Q1. 脱狼薬を飲めば狼人間は完全に安全?
完全ではありません。
脱狼薬は狼人間が変身中に理性を保つ助けとなりますが、変身自体を止めるわけではありません。服用者は「無害な狼」になるとされていますが、何らかの強い刺激や不測の事態で理性が揺らぐ可能性は否定できません。また、薬を飲み忘れると通常の危険な狼人間に変身してしまいます。
Q2. なぜスネイプはルーピンのために脱狼薬を作ったの?
主な理由は、アルバス・ダンブルドア校長の指示があったためです。
しかし、スネイプの内心には、学生時代の因縁や、リリー・ポッターへの想いなどが複雑に絡み合っていたと考えられます。ルーピン個人への感情とは別に、ダンブルドアへの忠誠や、より大きな善のためという動機があったのかもしれません。
Q3. 脱狼薬はどこで手に入る?高価なの?
脱狼薬は調合が非常に難しく、専門的な知識と技術を持つ魔法薬師でなければ作れません。そのため、一般の魔法薬店などで簡単に入手できるものではなく、特注品に近い扱いだったと考えられます。
その希少性と調合の難しさから、非常に高価な魔法薬であると推測されます。ルーピンが経済的に苦労していた描写からも、その一端がうかがえます。
まとめ|脱狼薬が物語に深みを与える魔法薬
ハリーポッターに登場する「脱狼薬」は、狼人間の苦しみを和らげ、理性を保つことを可能にする重要な魔法薬です。発明者ダモクレス・ベルビーの功績から、リーマス・ルーピンとセブルス・スネイプという主要キャラクターたちの関係性、そして狼人間への差別という社会的なテーマに至るまで、物語の多層的な側面を照らし出しています。
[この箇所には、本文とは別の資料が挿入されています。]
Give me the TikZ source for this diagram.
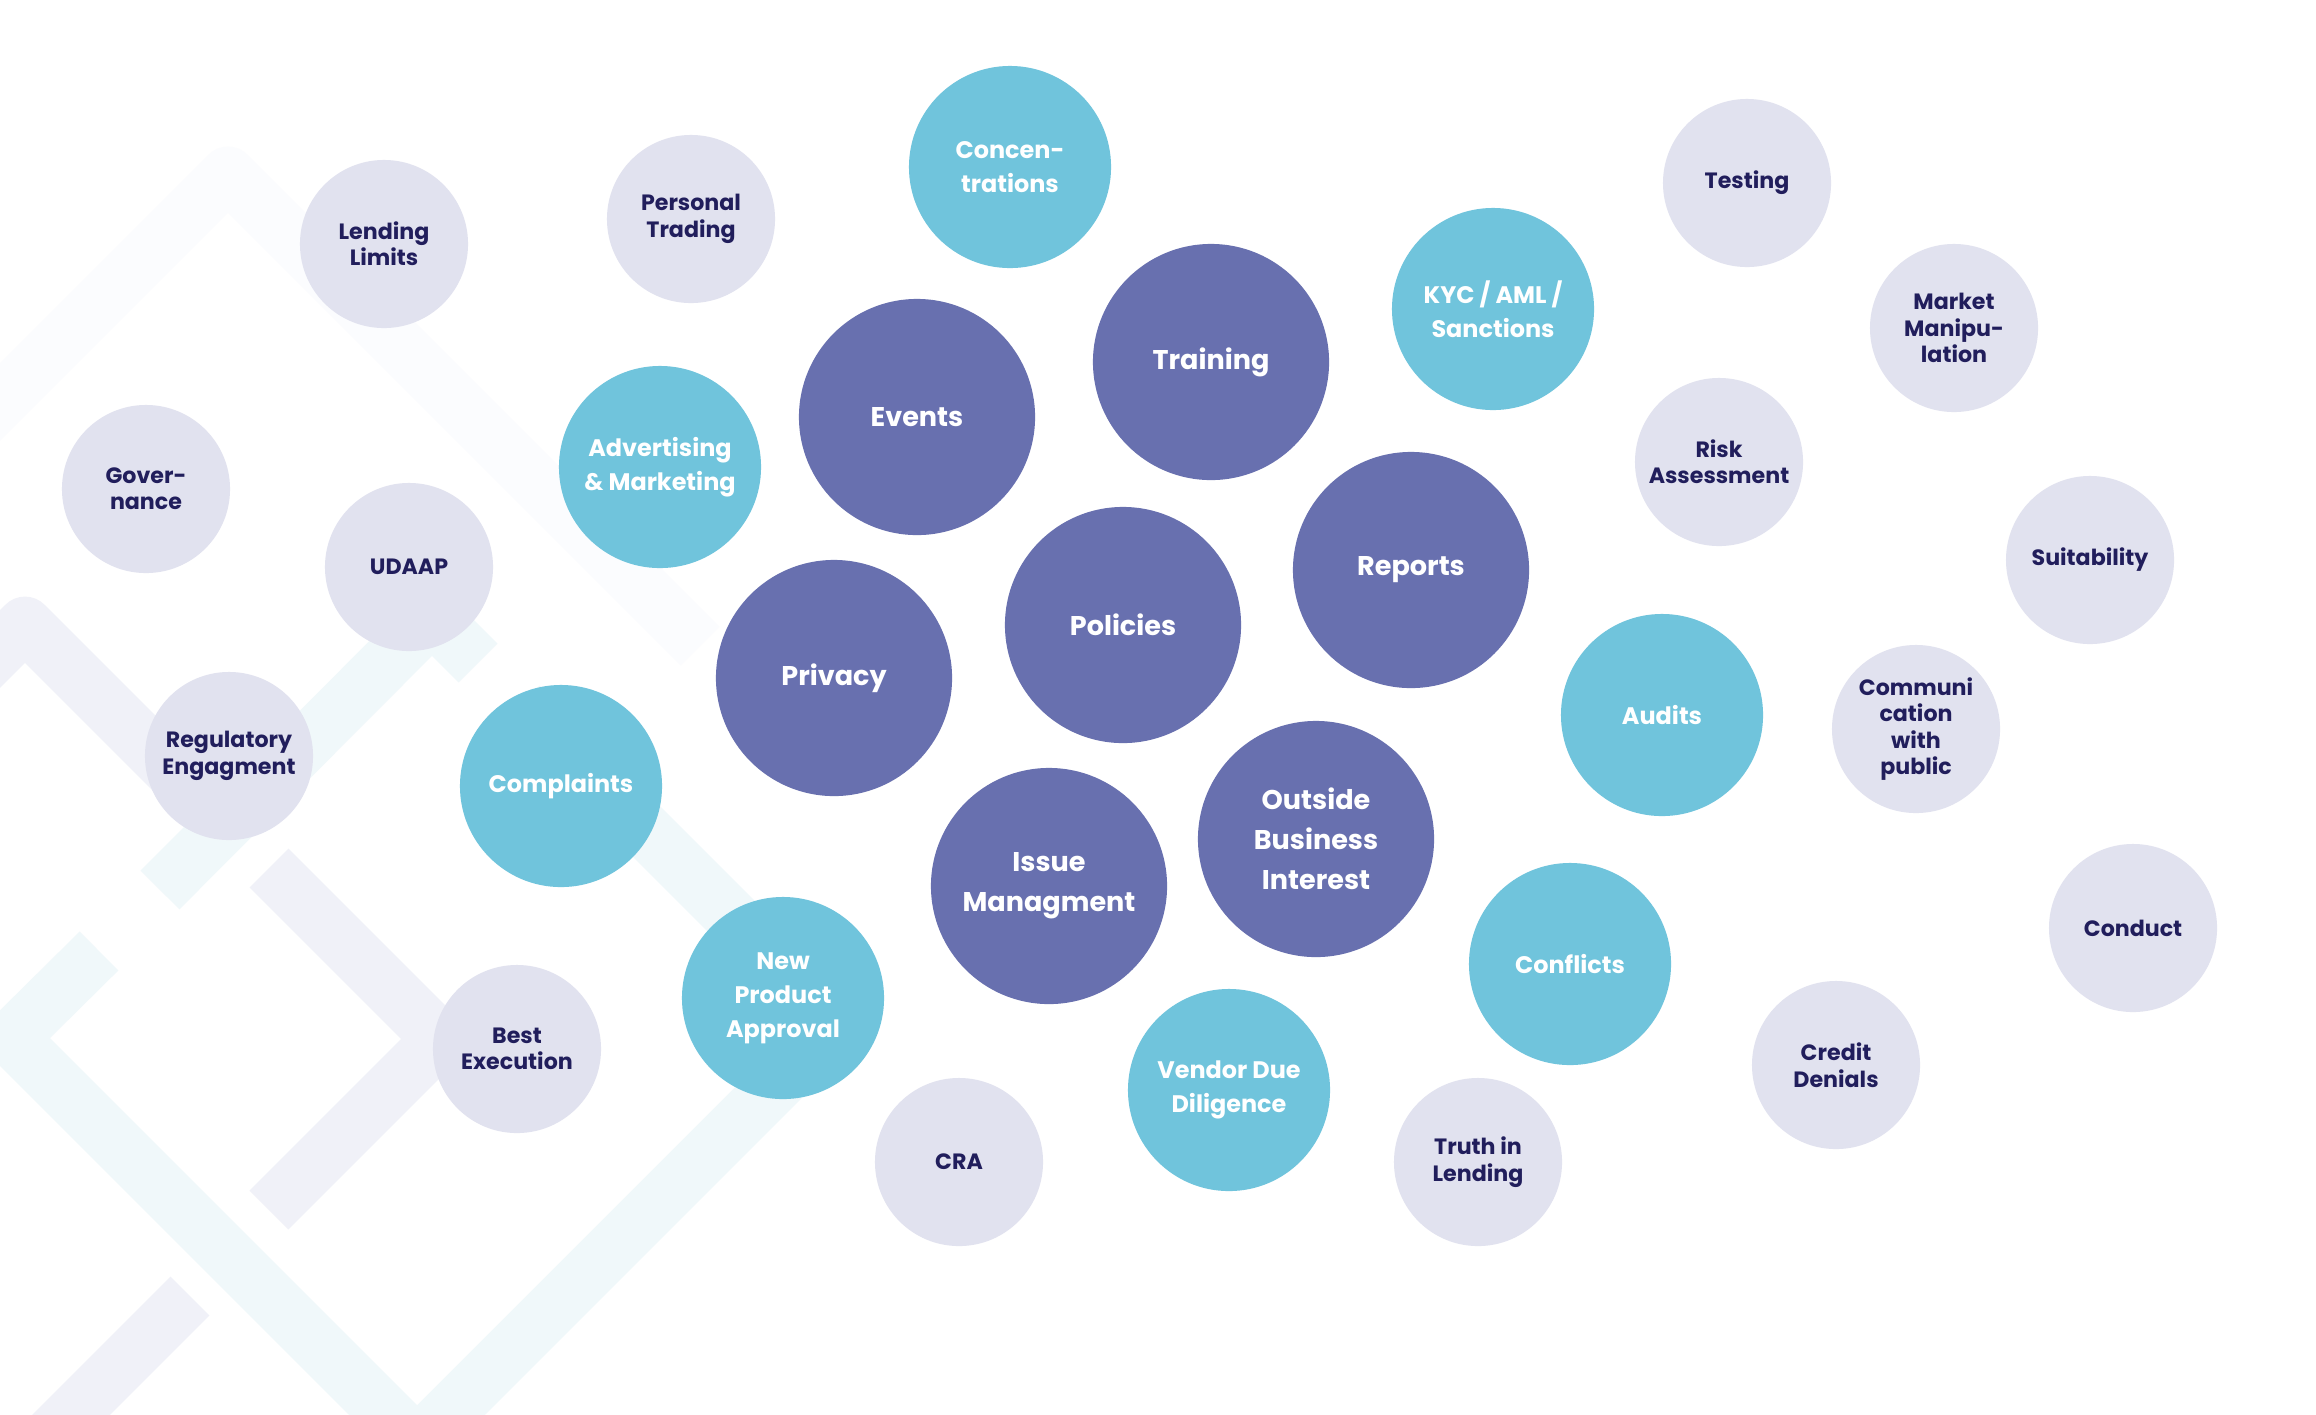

その効果は絶大である一方、副作用や限界も存在し、決して万能ではありません。しかし、この脱狼薬の存在が、ハリーポッターの物語に深みとリアリティを与えていることは間違いないでしょう。
この記事が、脱狼薬に関する皆様の疑問を解消し、ハリーポッターの世界をより深く楽しむための一助となれば幸いです。